As Iranians generally seem to partake of the same spirit. While esteem for the Islamic Revolution and the establishment hasn’t fallen radically in these years when the country was busy helping its allies defeat ISIL, Al-Qaeda and affiliates in Iraq and Syria, the people of Iran haven’t lost a step – despite the economic hardships that are mainly because of America’s sanctions regime. Some people might have their complaints but confidence in the Islamic Republic and its institutions generally hasn’t dropped at all. The large turnout in the presidential election some 8 months ago – that registered one of the largest in the world – is only one of the many proofs to corroborate the above-mentioned claim.

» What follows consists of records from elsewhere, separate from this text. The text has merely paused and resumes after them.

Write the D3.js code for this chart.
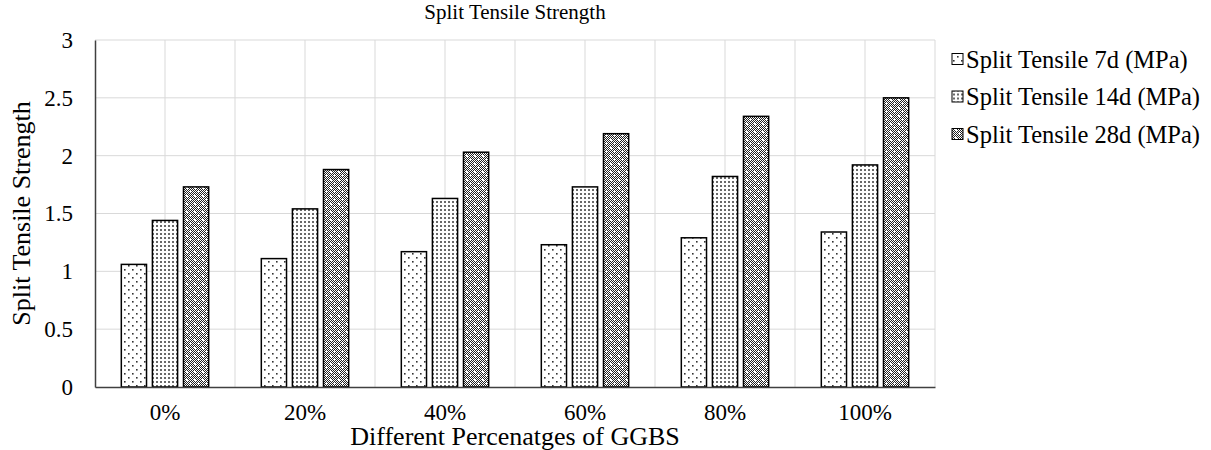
<!DOCTYPE html>
<html>
<head>
<meta charset="utf-8">
<script src="https://cdn.jsdelivr.net/npm/d3@7"></script>
<style>
  html, body { margin: 0; padding: 0; background: #fff; }
  svg { display: block; }
  svg text { font-family: "Liberation Serif", "Times New Roman", Times, serif; fill: #000; }
</style>
</head>
<body>
<svg id="chart" width="1211" height="450"></svg>
<script>
// GGBS replacement levels and split tensile strength (MPa) at each curing age
const categories = ["0%", "20%", "40%", "60%", "80%", "100%"];
const tensile7d  = [1.06, 1.11, 1.17, 1.23, 1.29, 1.34];
const tensile14d = [1.44, 1.54, 1.63, 1.73, 1.82, 1.92];
const tensile28d = [1.73, 1.88, 2.03, 2.19, 2.34, 2.50];
const seriesNames = ["Split Tensile 7d (MPa)", "Split Tensile 14d (MPa)", "Split Tensile 28d (MPa)"];
const yTicks = [0, 0.5, 1, 1.5, 2, 2.5, 3];

const series = [
  { name: seriesNames[0], values: tensile7d,  pattern: "pat7" },
  { name: seriesNames[1], values: tensile14d, pattern: "pat14" },
  { name: seriesNames[2], values: tensile28d, pattern: "pat28" }
];

const FONT = "Liberation Serif, Times New Roman, serif";
const svg = d3.select("#chart");
const margin = { left: 95, right: 276, top: 40, bottom: 63 };
const W = 1211, H = 450;
const plotW = W - margin.left - margin.right;
const plotH = H - margin.top - margin.bottom;

// Fill patterns for the three curing ages
const defs = svg.append("defs");
// sparse staggered dots
const p7 = defs.append("pattern").attr("id", "pat7").attr("patternUnits", "userSpaceOnUse")
  .attr("width", 8).attr("height", 8);
p7.append("rect").attr("width", 8).attr("height", 8).attr("fill", "#fff");
p7.append("rect").attr("x", 1).attr("y", 1).attr("width", 1.6).attr("height", 1.6).attr("fill", "#333");
p7.append("rect").attr("x", 5).attr("y", 5).attr("width", 1.6).attr("height", 1.6).attr("fill", "#333");
// dense dot grid
const p14 = defs.append("pattern").attr("id", "pat14").attr("patternUnits", "userSpaceOnUse")
  .attr("width", 4).attr("height", 4);
p14.append("rect").attr("width", 4).attr("height", 4).attr("fill", "#fff");
p14.append("rect").attr("x", 1).attr("y", 1).attr("width", 2).attr("height", 2).attr("fill", "#6a6a6a");
// checkerboard with light specks
const p28 = defs.append("pattern").attr("id", "pat28").attr("patternUnits", "userSpaceOnUse")
  .attr("width", 8).attr("height", 8);
p28.append("rect").attr("width", 8).attr("height", 8).attr("fill", "#fff");
for (let i = 0; i < 8; i++) {
  for (let j = 0; j < 8; j++) {
    if ((i + j) % 2 === 0) {
      p28.append("rect").attr("x", i).attr("y", j).attr("width", 1).attr("height", 1).attr("fill", "#222");
    }
  }
}
p28.append("rect").attr("x", 3).attr("y", 3).attr("width", 2).attr("height", 2).attr("fill", "#fff");
p28.append("rect").attr("x", 7).attr("y", 7).attr("width", 1).attr("height", 1).attr("fill", "#fff");

const g = svg.append("g").attr("transform", `translate(${margin.left},${margin.top})`);

const x = d3.scaleBand().domain(categories).range([0, plotW]).paddingInner(0).paddingOuter(0);
const y = d3.scaleLinear().domain([0, 3]).range([plotH, 0]);
const barW = x.bandwidth() * 0.18;
const barStep = x.bandwidth() * 0.222;

// gridlines
g.append("g").selectAll("line.h").data(yTicks.filter(t => t > 0)).join("line")
  .attr("x1", 0).attr("x2", plotW)
  .attr("y1", d => y(d)).attr("y2", d => y(d))
  .attr("stroke", "#d9d9d9").attr("stroke-width", 1);
const vLines = [];
categories.forEach(c => { vLines.push(x(c) + x.bandwidth() / 2); vLines.push(x(c) + x.bandwidth()); });
g.append("g").selectAll("line.v").data(vLines).join("line")
  .attr("x1", d => d).attr("x2", d => d)
  .attr("y1", 0).attr("y2", plotH)
  .attr("stroke", "#d9d9d9").attr("stroke-width", 1);

// bars
series.forEach((s, si) => {
  g.append("g").selectAll("rect").data(s.values).join("rect")
    .attr("x", (d, i) => x(categories[i]) + x.bandwidth() / 2 + (si - 1) * barStep - barW / 2)
    .attr("y", d => y(d))
    .attr("width", barW)
    .attr("height", d => plotH - y(d))
    .attr("fill", `url(#${s.pattern})`)
    .attr("stroke", "#000").attr("stroke-width", 1.5);
});

// axes
const yAxis = g.append("g")
  .call(d3.axisLeft(y).tickValues(yTicks).tickSize(0).tickPadding(22).tickFormat(d3.format("")));
yAxis.attr("font-family", FONT);
yAxis.select(".domain").attr("stroke", "#404040").attr("stroke-width", 1.5);
yAxis.selectAll("text").attr("font-size", 23).attr("fill", "#000");

const xAxis = g.append("g").attr("transform", `translate(0,${plotH})`)
  .call(d3.axisBottom(x).tickSize(0).tickPadding(17));
xAxis.attr("font-family", FONT);
xAxis.select(".domain").attr("stroke", "#404040").attr("stroke-width", 1.5);
xAxis.selectAll("text").attr("font-size", 23).attr("fill", "#000");

// titles
svg.append("text").attr("x", margin.left + plotW / 2).attr("y", 19)
  .attr("text-anchor", "middle").attr("font-size", 21).text("Split Tensile Strength");
svg.append("text").attr("x", margin.left + plotW / 2).attr("y", 445)
  .attr("text-anchor", "middle").attr("font-size", 26).text("Different Percenatges of GGBS");
svg.append("text").attr("transform", `translate(30,${margin.top + plotH / 2}) rotate(-90)`)
  .attr("text-anchor", "middle").attr("font-size", 26).text("Split Tensile Strength");

// legend
const legend = svg.append("g").attr("transform", "translate(952,59)");
const item = legend.selectAll("g").data(series).join("g")
  .attr("transform", (d, i) => `translate(0,${i * 37.5})`);
item.append("rect").attr("x", 0).attr("y", -5.5).attr("width", 11).attr("height", 11)
  .attr("fill", d => `url(#${d.pattern})`).attr("stroke", "#000").attr("stroke-width", 1);
item.append("text").attr("x", 14).attr("y", 8.5).attr("font-size", 24.5).text(d => d.name);
</script>
</body>
</html>
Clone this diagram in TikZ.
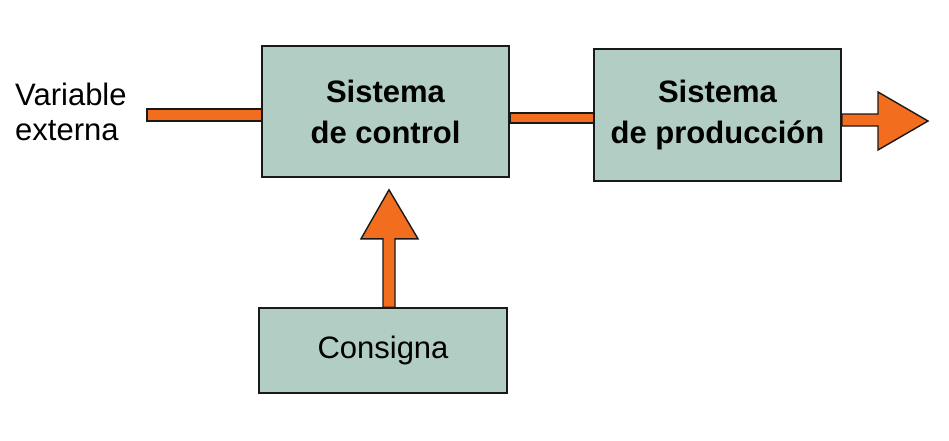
\documentclass[tikz,border=0pt]{standalone}
\usepackage{fontspec}
\setmainfont{Liberation Sans}
\usetikzlibrary{calc}
\definecolor{boxfill}{RGB}{178,206,196}
\definecolor{arrorange}{RGB}{242,110,30}
\tikzset{
  blockbox/.style={draw=black!90, line width=1.6pt, fill=boxfill, inner sep=0pt, align=center},
  bar/.style={draw=black!90, line width=1.4pt, fill=arrorange, line join=miter},
  boldtxt/.style={font=\bfseries\fontsize{31}{41}\selectfont},
  plaintxt/.style={font=\fontsize{31}{35}\selectfont}
}
\begin{document}
\begin{tikzpicture}[x=1pt,y=-1pt]
\useasboundingbox (0,0) rectangle (949,440);
\fill[white] (0,0) rectangle (949,440);
% node placeholders (for anchors)
\path (385.5,111.5) node[blockbox, minimum width=247pt, minimum height=131pt, draw=none, fill=none] (b1) {};
\path (717.5,115) node[blockbox, minimum width=247pt, minimum height=132pt, draw=none, fill=none] (b2) {};
\path (383,350.5) node[blockbox, minimum width=248pt, minimum height=85pt, draw=none, fill=none] (b3) {};
\coordinate (vin) at (147,115);
\coordinate (vout) at (928,121);
\coordinate (tip) at ($(b1.south)+(3.5,12)$);
% connectors
\draw[bar] ($(vin)+(0,-6)$) rectangle ($(b1.west)+(0,9.5)$);
\draw[bar] ($(b1.east)+(0,1.5)$) rectangle ($(b2.west)+(0,8)$);
\draw[bar] ($(b2.east)+(0,-1)$) -- ($(vout)+(-50,-7)$) -- ($(vout)+(-50,-29)$) -- (vout)
  -- ($(vout)+(-50,29)$) -- ($(vout)+(-50,5)$) -- ($(b2.east)+(0,11)$) -- cycle;
\draw[bar] (b3.north) -- ($(tip)+(-6,49)$) -- ($(tip)+(-28,49)$) -- (tip)
  -- ($(tip)+(29,49)$) -- ($(tip)+(6,49)$) -- ($(b3.north)+(12,0)$) -- cycle;
% boxes
\node[blockbox, boldtxt, minimum width=247pt, minimum height=131pt] at (b1) {Sistema\\de control};
\node[blockbox, boldtxt, minimum width=247pt, minimum height=132pt] at (b2) {Sistema\\de producción};
\node[blockbox, plaintxt, minimum width=248pt, minimum height=85pt] at (b3) {Consigna};
% label
\node[plaintxt, anchor=west, align=left, inner sep=0pt] (lbl) at (15,112) {Variable\\externa};
\end{tikzpicture}
\end{document}
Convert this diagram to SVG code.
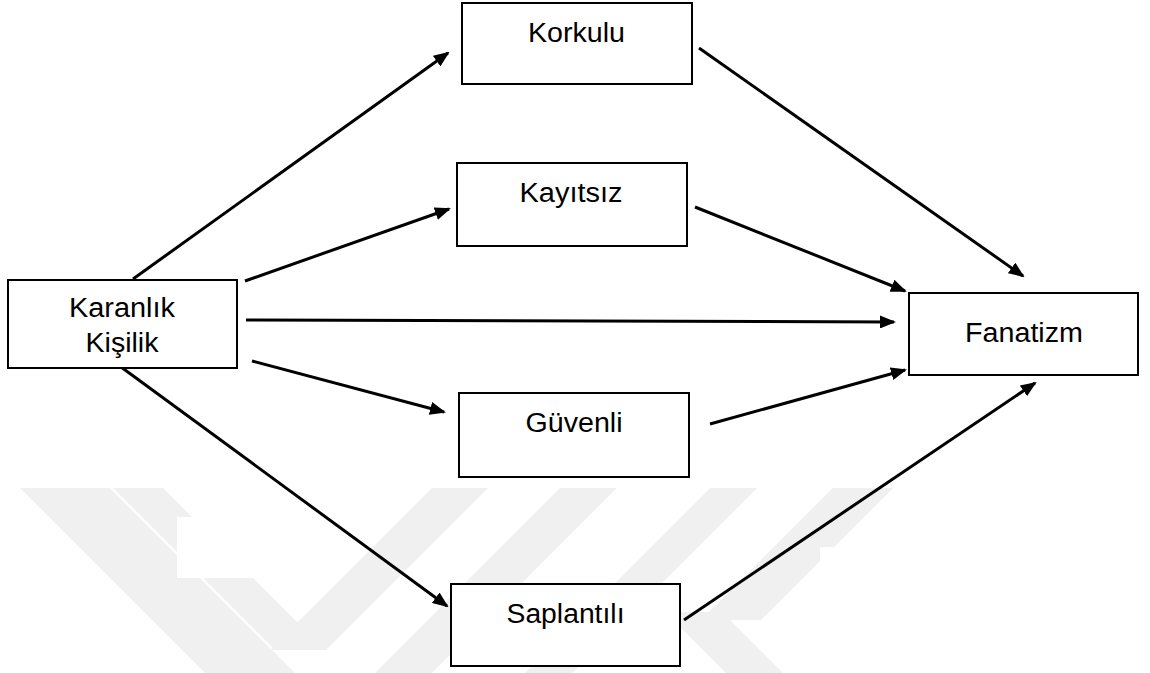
<svg xmlns="http://www.w3.org/2000/svg" width="1150" height="673" viewBox="0 0 1150 673">
<style>
.box{fill:#fff;stroke:#000;stroke-width:2}
.lbl{font-family:"Liberation Sans",Arial,sans-serif;font-size:27px;fill:#000;text-anchor:middle}
.conn{stroke:#000;stroke-width:3;fill:none;marker-end:url(#ah)}
.wm{fill:#f0f0f0}
</style>
<defs>
<marker id="ah" markerUnits="userSpaceOnUse" markerWidth="16" markerHeight="13" refX="14" refY="6.5" orient="auto">
<path d="M0,0 L16,6.5 L0,13 z" fill="#000"/>
</marker>
</defs>
<rect width="1150" height="673" fill="#fff"/>
<g id="watermark">
<polygon class="wm" points="20,488 110,488 295,673 205,673"/>
<polygon class="wm" points="113,488 163,488 325,650 275,650"/>
<polygon class="wm" points="432,488 488,488 326,650 270,650"/>
<polygon class="wm" points="560,488 617,488 432,673 375,673"/>
<polygon class="wm" points="710,488 757,488 572,673 525,673"/>
<polygon class="wm" points="833,488 893,488 761,620 701,620"/>
<polygon class="wm" points="665,612 722,612 783,673 726,673"/>
<rect x="177" y="517" width="80" height="61" fill="#fff"/>
<rect x="820" y="547" width="330" height="126" fill="#fff"/>
</g>
<g id="connectors">
<line class="conn" x1="133" y1="279" x2="448" y2="53"/>
<line class="conn" x1="245" y1="281" x2="449" y2="209"/>
<line class="conn" x1="246" y1="320" x2="894" y2="322"/>
<line class="conn" x1="252" y1="361" x2="444" y2="412"/>
<line class="conn" x1="121" y1="367" x2="447" y2="606"/>
<line class="conn" x1="699" y1="48" x2="1023" y2="276"/>
<line class="conn" x1="695" y1="207" x2="905" y2="291"/>
<line class="conn" x1="710" y1="424" x2="905" y2="370"/>
<line class="conn" x1="684" y1="620" x2="1035" y2="383"/>
</g>
<g id="karanlik">
<rect class="box" x="8" y="280" width="229" height="88"/>
<text class="lbl" x="122" y="317" textLength="106" lengthAdjust="spacingAndGlyphs">Karanlık</text>
<text class="lbl" x="122" y="352" textLength="73" lengthAdjust="spacingAndGlyphs">Kişilik</text>
</g>
<g id="korkulu">
<rect class="box" x="462" y="3" width="230" height="81"/>
<text class="lbl" x="576.5" y="42" textLength="97" lengthAdjust="spacingAndGlyphs">Korkulu</text>
</g>
<g id="kayitsiz">
<rect class="box" x="457" y="163" width="230" height="83"/>
<text class="lbl" x="571" y="202" textLength="103" lengthAdjust="spacingAndGlyphs">Kayıtsız</text>
</g>
<g id="fanatizm">
<rect class="box" x="909" y="293" width="229" height="82"/>
<text class="lbl" x="1024" y="342" textLength="118" lengthAdjust="spacingAndGlyphs">Fanatizm</text>
</g>
<g id="guvenli">
<rect class="box" x="459" y="393" width="230" height="84"/>
<text class="lbl" x="574" y="432" textLength="97" lengthAdjust="spacingAndGlyphs">Güvenli</text>
</g>
<g id="saplantili">
<rect class="box" x="451" y="584" width="229" height="82"/>
<text class="lbl" x="565.5" y="623" textLength="118" lengthAdjust="spacingAndGlyphs">Saplantılı</text>
</g>
</svg>
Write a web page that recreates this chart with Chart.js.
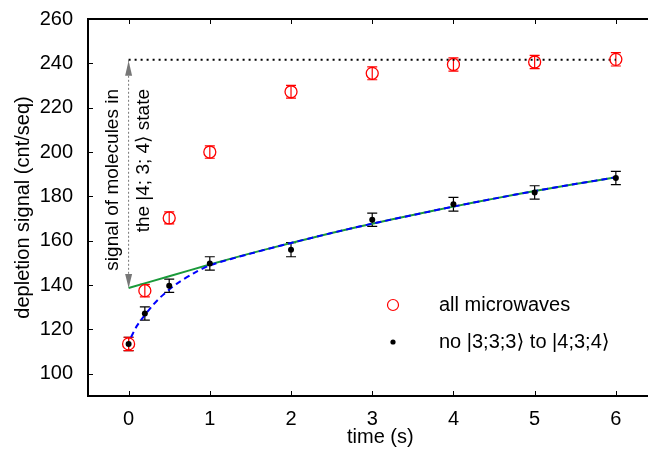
<!DOCTYPE html>
<html><head><meta charset="utf-8">
<script src="https://cdn.jsdelivr.net/npm/chart.js@4/dist/chart.umd.min.js"></script>
<style>html,body{margin:0;padding:0;background:#fff;overflow:hidden;}#wrap{width:680px;height:457px;}</style>
</head><body><div id="wrap"><canvas id="c" width="680" height="457"></canvas></div>
<script>
const FONT = '"Liberation Sans", Arial, "DejaVu Sans", sans-serif';
const xTickValues = [0, 1, 2, 3, 4, 5, 6];
const yTickValues = [100, 120, 140, 160, 180, 200, 220, 240, 260];

const timePoints = [0, 0.2, 0.5, 1, 2, 3, 4, 5, 6];
const allMicrowaves = [113.5, 137.5, 170.3, 200, 227.2, 235.5, 239.5, 240.6, 241.8];
const allMicrowavesErr = [3, 2.8, 2.7, 2.8, 2.9, 2.9, 3, 3, 3];
const noTransfer = [113.5, 127.2, 139.7, 149.8, 156, 169.5, 176.5, 181.8, 188.3];
const noTransferErr = [3, 3, 3, 3, 3.2, 3, 3.1, 3, 3];

const greenT = [0, 0.5, 1, 1.5, 2, 2.5, 3, 3.5, 4, 4.5, 5, 5.5, 6];
const greenFit = [138.7, 144.0, 149.3, 154.3, 159.0, 163.5, 167.7, 171.6, 175.4, 179.0, 182.4, 185.6, 188.6];
const blueT = [0.03, 0.1, 0.2, 0.3, 0.4, 0.5, 0.6, 0.8, 1, 1.5, 2, 2.5, 3, 3.5, 4, 4.5, 5, 5.5, 6];
const blueFit = [116.5, 121.5, 126.5, 131, 134.8, 138, 140.8, 145.3, 148.9, 154.2, 159.0, 163.5, 167.7, 171.6, 175.4, 179.0, 182.4, 185.6, 188.6];

const plateauT = [0, 6];
const plateauY = [241.6, 241.6];
const arrowT = [0, 0];
const arrowY = [241.6, 138.7];

const legendLabels = ['all microwaves', 'no |3;3;3\u27E9 to |4;3;4\u27E9'];
const noteLines = ['signal of molecules in', 'the |4; 3; 4\u27E9 state'];

function xy(xs, ys) { return xs.map((x, i) => ({x: x, y: ys[i]})); }

const deco = {
  id: 'deco',
  beforeDatasetsDraw(chart) {
    const ctx = chart.ctx, xs = chart.scales.x, ys = chart.scales.y;
    const drawErr = (vals, errs, color, w) => {
      ctx.save();
      ctx.strokeStyle = color; ctx.lineWidth = w;
      timePoints.forEach((t, i) => {
        const px = xs.getPixelForValue(t);
        const y1 = ys.getPixelForValue(vals[i] - errs[i]);
        const y2 = ys.getPixelForValue(vals[i] + errs[i]);
        ctx.beginPath();
        ctx.moveTo(px, y1); ctx.lineTo(px, y2);
        ctx.moveTo(px - 5, y1); ctx.lineTo(px + 5, y1);
        ctx.moveTo(px - 5, y2); ctx.lineTo(px + 5, y2);
        ctx.stroke();
      });
      ctx.restore();
    };
    drawErr(noTransfer, noTransferErr, '#000', 1.2);
    drawErr(allMicrowaves, allMicrowavesErr, '#ff0000', 1.2);
  },
  afterDraw(chart) {
    const ctx = chart.ctx, xs = chart.scales.x, ys = chart.scales.y, a = chart.chartArea;
    ctx.save();
    ctx.strokeStyle = '#000'; ctx.lineWidth = 1;
    ctx.beginPath();
    xTickValues.forEach(v => {
      const px = Math.round(xs.getPixelForValue(v)) + 0.5;
      ctx.moveTo(px, a.bottom); ctx.lineTo(px, a.bottom - 5);
      ctx.moveTo(px, a.top); ctx.lineTo(px, a.top + 5);
    });
    yTickValues.forEach(v => {
      const py = Math.round(ys.getPixelForValue(v)) + 0.5;
      ctx.moveTo(a.left, py); ctx.lineTo(a.left + 5, py);
      ctx.moveTo(a.right, py); ctx.lineTo(a.right - 5, py);
    });
    ctx.stroke();
    ctx.lineWidth = 2;
    ctx.strokeRect(a.left, a.top, a.right - a.left, a.bottom - a.top);
    const ax = xs.getPixelForValue(arrowT[0]);
    const yTop = ys.getPixelForValue(arrowY[0]) + 1;
    const yBot = ys.getPixelForValue(arrowY[1]);
    ctx.fillStyle = '#777';
    ctx.beginPath();
    ctx.moveTo(ax, yTop); ctx.lineTo(ax - 3.5, yTop + 15); ctx.lineTo(ax + 3.5, yTop + 15); ctx.closePath();
    ctx.fill();
    ctx.beginPath();
    ctx.moveTo(ax, yBot); ctx.lineTo(ax - 3.5, yBot - 14); ctx.lineTo(ax + 3.5, yBot - 14); ctx.closePath();
    ctx.fill();
    ctx.fillStyle = '#000';
    ctx.font = '19px ' + FONT;
    ctx.textAlign = 'right'; ctx.textBaseline = 'middle';
    const noteTop = 89;
    [[-16, noteLines[0]], [15, noteLines[1]]].forEach(([dx, txt]) => {
      ctx.save();
      ctx.translate(ax + dx, noteTop);
      ctx.rotate(-Math.PI / 2);
      ctx.fillText(txt, 0, 0);
      ctx.restore();
    });
    ctx.textAlign = 'left'; ctx.textBaseline = 'middle';
    ctx.font = '20px ' + FONT;
    ctx.strokeStyle = '#ff0000'; ctx.lineWidth = 1.2;
    ctx.beginPath(); ctx.arc(393, 305, 5.5, 0, Math.PI * 2); ctx.stroke();
    ctx.fillStyle = '#000';
    ctx.beginPath(); ctx.arc(393, 342, 2.6, 0, Math.PI * 2); ctx.fill();
    ctx.fillText(legendLabels[0], 439, 305);
    ctx.fillText(legendLabels[1], 439, 342);
    ctx.restore();
  }
};

new Chart(document.getElementById('c'), {
  type: 'scatter',
  data: {
    datasets: [
      {data: xy(plateauT, plateauY), showLine: true, borderColor: '#000', borderWidth: 2, borderDash: [2, 4], pointRadius: 0, order: 6},
      {data: xy(arrowT, arrowY), showLine: true, borderColor: '#777', borderWidth: 1, borderDash: [2, 2], pointRadius: 0, order: 5},
      {data: xy(greenT, greenFit), showLine: true, borderColor: '#1a9a3a', borderWidth: 2, pointRadius: 0, tension: 0.3, order: 4},
      {data: xy(blueT, blueFit), showLine: true, borderColor: '#0000ff', borderWidth: 2, borderDash: [6, 4], pointRadius: 0, tension: 0.3, order: 3},
      {label: 'no transfer', data: xy(timePoints, noTransfer), pointRadius: 3, pointBackgroundColor: '#000', pointBorderColor: '#000', pointBorderWidth: 0, order: 2},
      {label: 'all microwaves', data: xy(timePoints, allMicrowaves), pointRadius: 6, pointBackgroundColor: 'rgba(0,0,0,0)', pointBorderColor: '#ff0000', pointBorderWidth: 1.3, order: 1}
    ]
  },
  options: {
    responsive: false, animation: false,
    layout: {padding: {top: 14, right: 7, left: 0, bottom: 0}},
    plugins: {legend: {display: false}, tooltip: {enabled: false}},
    scales: {
      x: {
        type: 'linear', min: -0.5, max: 6.7,
        afterBuildTicks: s => { s.ticks = xTickValues.map(v => ({value: v})); },
        afterFit: s => { s.height = 61; },
        grid: {display: false}, border: {display: false},
        ticks: {color: '#000', font: {family: FONT, size: 20}, padding: 3, maxRotation: 0},
        title: {display: true, text: 'time (s)', color: '#000', font: {family: FONT, size: 20}, padding: {top: 0, bottom: 8}}
      },
      y: {
        min: 90, max: 260,
        afterBuildTicks: s => { s.ticks = yTickValues.map(v => ({value: v})); },
        afterFit: s => { s.width = 88; },
        grid: {display: false}, border: {display: false},
        ticks: {color: '#000', font: {family: FONT, size: 20}, padding: 7},
        title: {display: true, text: 'depletion signal (cnt/seq)', color: '#000', font: {family: FONT, size: 20}, padding: {top: 11, bottom: 0}}
      }
    }
  },
  plugins: [deco]
});
</script>
</body></html>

In some respects, a soaring percentage of Iranians have the highest possible confidence in the armed forces because of their recent victories in Iraq and Syria. This makes Trump’s decision to sympathize with a handful of protesters undoubtedly an unpopular one. In a similar vein, it’s striking that America’s war on Iran, now entering its 39th dismal year and still expanding, and the sanctions regime that wages it remain essentially the main criticism and protest for many people over here.

Who cares? No wonder Donald Trump, a man of no fixed beliefs and values, is busy doing his escalatory damnedest from Mashhad to Tehran. With all of this in mind, as another year in which permanent hostility is the clearly noticed background hum of Washington’s questionable, scandalous, and criminal activity, the people of Iran know just where they are headed, where they are in the region, what they should be doing to protect themselves, and what they should never expect from the White House, its war president, their general bellicosity, and their attack dogs.